— DATA PROVIDED —
◆ ◆ ◆ ◆ ◆
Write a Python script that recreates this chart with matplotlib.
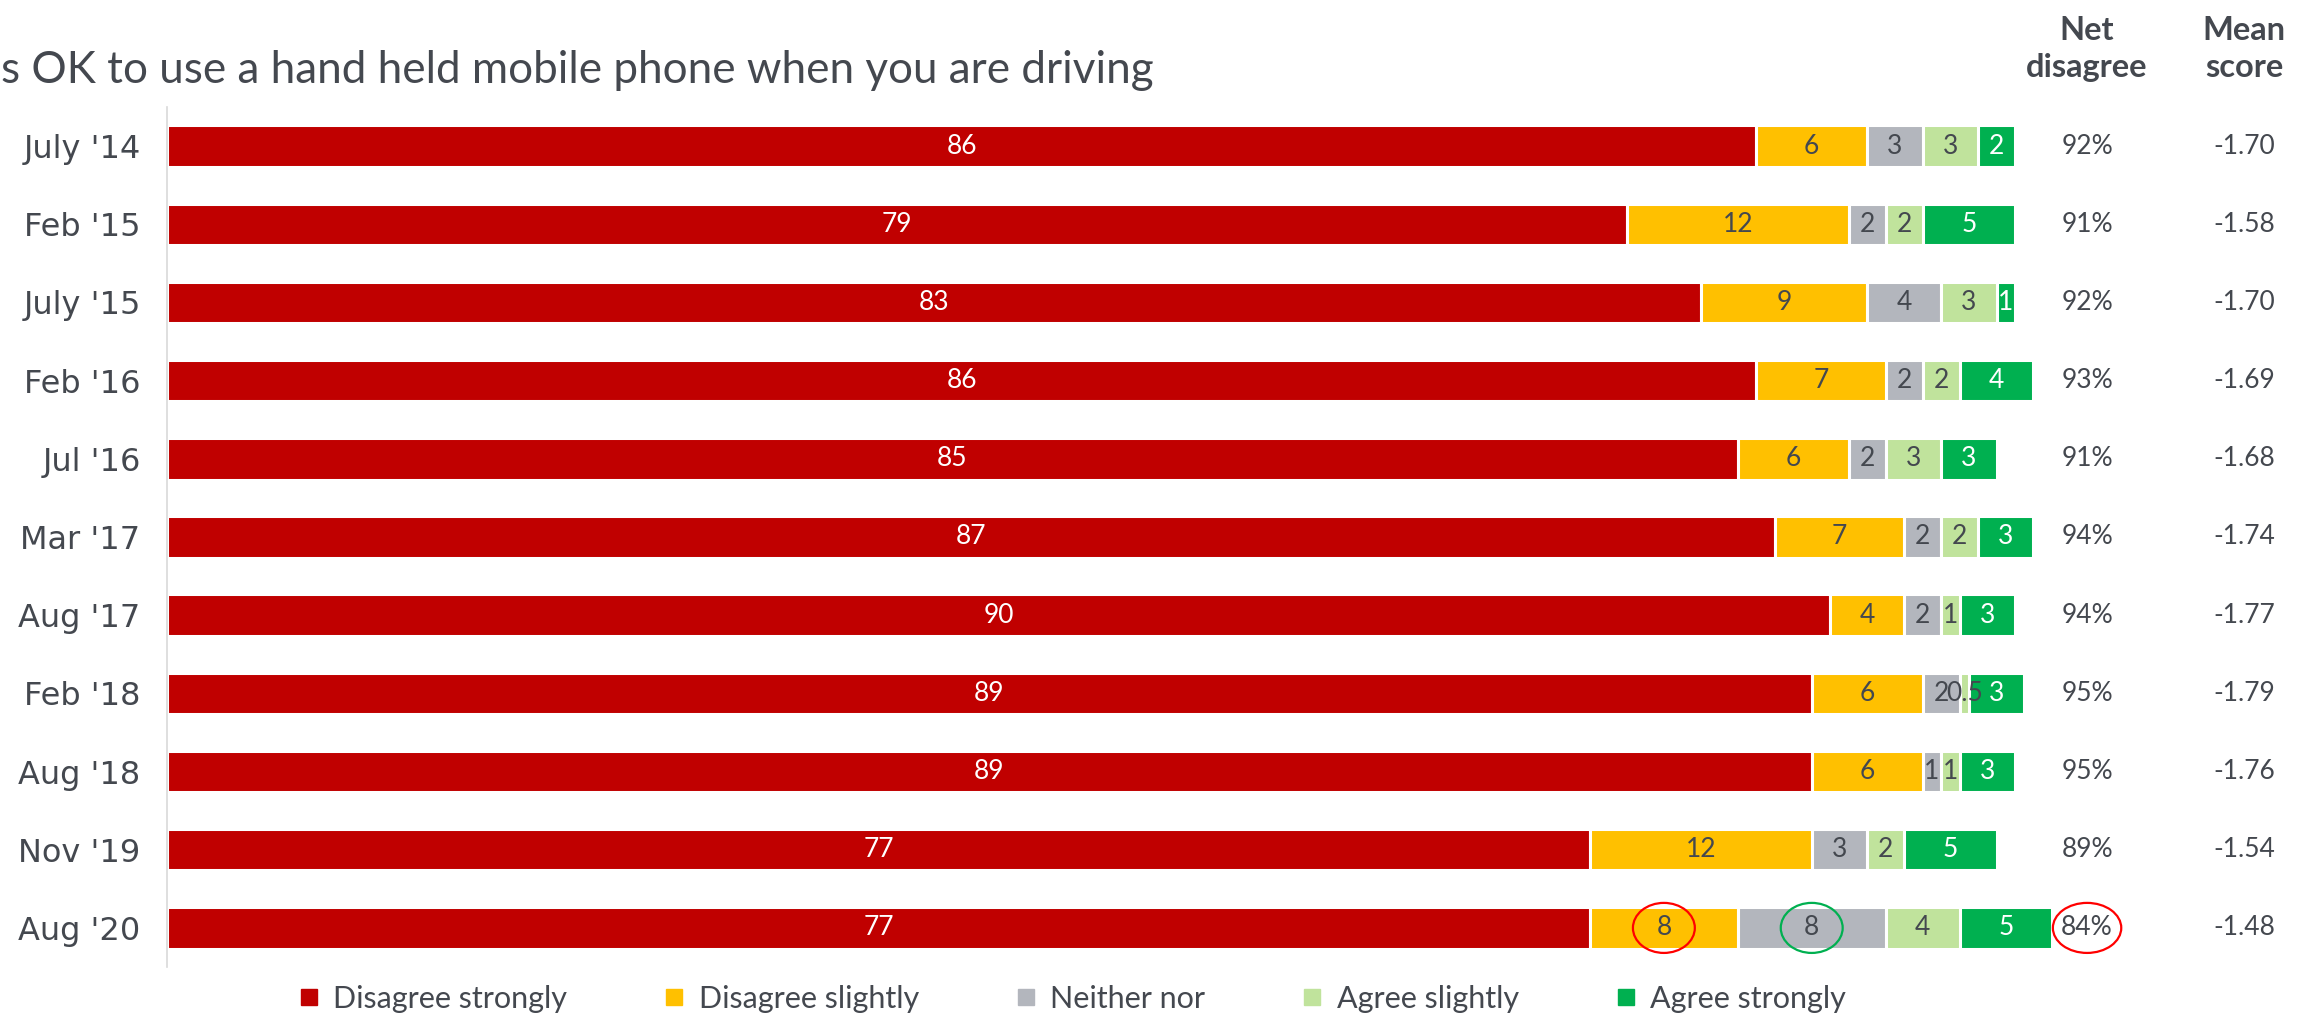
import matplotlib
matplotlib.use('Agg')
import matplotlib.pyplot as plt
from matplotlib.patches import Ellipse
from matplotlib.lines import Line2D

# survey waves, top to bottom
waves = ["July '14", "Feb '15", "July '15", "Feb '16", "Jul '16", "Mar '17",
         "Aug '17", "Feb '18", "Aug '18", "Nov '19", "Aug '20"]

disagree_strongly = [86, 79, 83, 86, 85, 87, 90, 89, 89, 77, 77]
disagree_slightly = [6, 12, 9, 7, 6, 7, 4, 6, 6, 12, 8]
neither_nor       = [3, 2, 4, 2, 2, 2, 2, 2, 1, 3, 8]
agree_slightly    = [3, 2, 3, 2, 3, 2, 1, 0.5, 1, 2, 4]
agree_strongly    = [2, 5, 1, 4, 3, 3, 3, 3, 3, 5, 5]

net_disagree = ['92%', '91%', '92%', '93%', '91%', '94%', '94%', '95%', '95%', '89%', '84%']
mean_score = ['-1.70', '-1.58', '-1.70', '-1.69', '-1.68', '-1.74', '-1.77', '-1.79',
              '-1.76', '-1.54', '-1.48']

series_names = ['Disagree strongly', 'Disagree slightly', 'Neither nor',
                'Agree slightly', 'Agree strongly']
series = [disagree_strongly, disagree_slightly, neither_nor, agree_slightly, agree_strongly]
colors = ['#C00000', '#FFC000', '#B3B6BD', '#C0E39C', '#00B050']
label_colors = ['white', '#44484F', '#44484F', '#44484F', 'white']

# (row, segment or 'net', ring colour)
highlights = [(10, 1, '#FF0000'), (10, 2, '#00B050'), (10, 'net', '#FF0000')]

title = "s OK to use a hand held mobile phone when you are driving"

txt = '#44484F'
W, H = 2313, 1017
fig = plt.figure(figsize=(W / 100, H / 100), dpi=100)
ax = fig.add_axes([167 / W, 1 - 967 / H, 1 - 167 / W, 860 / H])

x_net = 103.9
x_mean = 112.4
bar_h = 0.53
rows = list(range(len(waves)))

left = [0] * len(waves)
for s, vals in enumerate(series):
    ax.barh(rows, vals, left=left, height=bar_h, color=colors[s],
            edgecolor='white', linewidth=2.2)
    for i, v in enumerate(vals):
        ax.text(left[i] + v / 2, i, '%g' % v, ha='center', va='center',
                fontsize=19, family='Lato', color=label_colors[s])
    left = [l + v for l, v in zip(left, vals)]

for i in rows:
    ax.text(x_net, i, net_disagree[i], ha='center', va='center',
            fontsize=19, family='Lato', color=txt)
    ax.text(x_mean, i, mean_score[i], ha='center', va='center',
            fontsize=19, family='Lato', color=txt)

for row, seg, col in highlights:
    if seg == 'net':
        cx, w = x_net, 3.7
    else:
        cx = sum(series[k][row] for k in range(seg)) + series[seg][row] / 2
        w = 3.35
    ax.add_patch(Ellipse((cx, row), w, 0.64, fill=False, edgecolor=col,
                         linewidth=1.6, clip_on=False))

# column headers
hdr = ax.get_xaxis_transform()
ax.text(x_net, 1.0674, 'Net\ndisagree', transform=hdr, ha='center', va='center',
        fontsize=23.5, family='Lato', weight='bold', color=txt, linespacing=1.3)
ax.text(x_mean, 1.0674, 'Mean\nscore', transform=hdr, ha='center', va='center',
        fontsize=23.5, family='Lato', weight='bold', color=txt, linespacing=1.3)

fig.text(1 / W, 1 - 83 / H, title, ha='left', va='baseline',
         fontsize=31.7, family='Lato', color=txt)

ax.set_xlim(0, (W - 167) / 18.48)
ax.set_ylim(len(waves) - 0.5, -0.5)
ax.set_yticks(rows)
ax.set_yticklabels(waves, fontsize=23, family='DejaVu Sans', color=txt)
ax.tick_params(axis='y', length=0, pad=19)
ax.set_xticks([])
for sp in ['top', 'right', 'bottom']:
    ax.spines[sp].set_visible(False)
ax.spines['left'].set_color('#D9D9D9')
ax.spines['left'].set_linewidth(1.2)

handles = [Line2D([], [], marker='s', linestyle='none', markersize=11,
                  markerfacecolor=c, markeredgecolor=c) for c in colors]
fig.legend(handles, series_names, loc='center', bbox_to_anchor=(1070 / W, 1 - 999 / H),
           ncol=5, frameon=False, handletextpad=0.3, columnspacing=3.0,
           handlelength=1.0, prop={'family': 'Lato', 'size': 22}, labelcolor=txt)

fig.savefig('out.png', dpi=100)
◆ ◆ ◆ ◆ ◆
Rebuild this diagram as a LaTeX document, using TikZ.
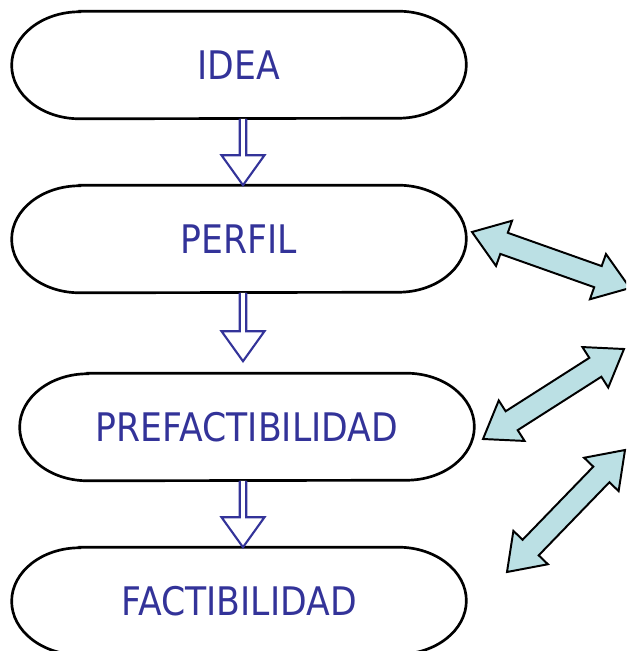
◆ ◆ ◆ ◆ ◆
— TASK —
Using the listing above, repeat word for word each line from the one with "Write a Python" down to the one with "3, 3, 3, 5, 5]", both included. Omit all pictures.

— ANSWER TO THIS PROBLEM —
Write a Python script that recreates this chart with matplotlib.
import matplotlib
matplotlib.use('Agg')
import matplotlib.pyplot as plt
from matplotlib.patches import Ellipse
from matplotlib.lines import Line2D

# survey waves, top to bottom
waves = ["July '14", "Feb '15", "July '15", "Feb '16", "Jul '16", "Mar '17",
         "Aug '17", "Feb '18", "Aug '18", "Nov '19", "Aug '20"]

disagree_strongly = [86, 79, 83, 86, 85, 87, 90, 89, 89, 77, 77]
disagree_slightly = [6, 12, 9, 7, 6, 7, 4, 6, 6, 12, 8]
neither_nor       = [3, 2, 4, 2, 2, 2, 2, 2, 1, 3, 8]
agree_slightly    = [3, 2, 3, 2, 3, 2, 1, 0.5, 1, 2, 4]
agree_strongly    = [2, 5, 1, 4, 3, 3, 3, 3, 3, 5, 5]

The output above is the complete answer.